Barry Currier
Managing Director
This is a report to the ABA Section of Legal Education and Admissions to the Bar members on the status of the Council’s authority as the agency recognized by the United States Department of Education to accredit law school J.D. programs. I hope this will clear up some of the reports and commentary that were published in the wake of the Council’s appearance before the National Advisory Committee on Institutional Quality and Integrity (NACIQI) in late June.
Like ABA-approved law schools, the Council’s authority to be an accrediting agency is periodically reviewed. That process begins with the agency filing a petition for re-recognition – which we did. It ends with a determination by the senior Department official at the United States Department of Education that the agency’s authority should be continued, continued with an obligation to report back, or terminated. There has been no such determination.
Steps along the way in this process include a review and recommendations of the agency’s petition by the professional staff in the Department of Education’s Office of Post-Secondary Education Accreditation Group, and consideration and a recommendation by NACIQI.
In our case, the staff recommendation was that the Council’s petition demonstrated compliance with all of the core requirements for recognition, but that we needed to respond to some technical deficiencies that were noted and report-back on our corrective action in a year. That is all within the ordinary and typical flow of an accreditation process. The final staff report is public and available on the Department’s website.
The staff conclusions are then presented to NACIQI during a hearing at which we appear. NACIQI, then, makes a recommendation to the senior Department official. That recommendation should be based on facts and the evidence in the record, which in this case is our petition, the staff report, and a hearing at which we appeared.

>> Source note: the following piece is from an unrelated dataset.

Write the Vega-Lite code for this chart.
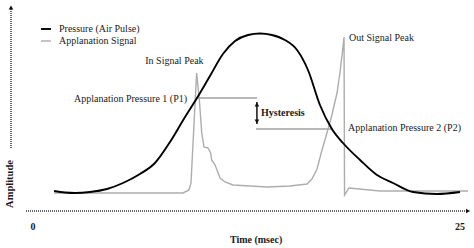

NACIQI was created in the Higher Education Act. Its primary function is to provide recommendations to the Secretary concerning whether accrediting entities’ standards are sufficiently rigorous and effective to ensure that the entity is a reliable authority regarding the quality of the education or training provided by the institutions or programs it accredits. NACIQI is a political body, comprised of 18 members, one-third each of which are appointed by the Speaker of the U.S. House of Representatives, the President pro tempore of the U.S. Senate, and the Secretary of Education. The appointments are for varying terms. It is a group that, along with many of the accrediting agencies it recognizes, finds itself in the middle of the current, sometimes contentious, public discussion about the role, performance, and regulation of post-secondary education in the United States.
At the conclusion of the hearing, NACIQI adopted the following motion:
"NACIQI recommends to continue the agency’s recognition as a nationally recognized accrediting agency at this time, limit the scope of the agency’s recognition to exclude the accreditation of any new institutions and programs, and require the agency to come into compliance within 12 months with the criteria listed in the final staff analysis, and in addition, sections 602.19(b) and 602.20, and submit a compliance report due 30 days thereafter that demonstrates the agency’s compliance."
The Council believes, and believes that its petition reflects, that it is operating in compliance with the recognition criteria. The process provides an opportunity for both the agency and the staff to comment on NACIQI’s recommendation. We have filed our comment, urging the senior Department official to accept the staff recommendation and to not accept the additional conclusions that NACIQI added. The next step is for a senior Department official to make a decision. Ninety days are allowed for that decision to be made, and there is even further process available following that decision.
The Council believes that it is in compliance with the core recognition criteria and that the record supports that conclusion. Further, the record is devoid of credible facts to support a contrary conclusion on the particular criteria NACIQI cited. We are hopeful that the senior Department official will agree with our position and accept the original staff recommendation. If not, we will take the steps necessary to address the concerns NACIQI expressed and file our report in a year. Because the action taken by NACIQI was based on the discussion at the hearing and not on anything in the written record, there are some uncertainties about the coming year in the action that NACIQI took that we will address with the Department if the senior Department official accepts NACIQI’s report.
I trust that this outline makes clear that we are in the middle of a process and that no conclusion has been reached about the Council’s ongoing authority, contrary to the implication in some articles and blog postings. Again, we believe that we are operating in compliance with the recognition criteria and look forward to demonstrating that fact at the appropriate time, as required.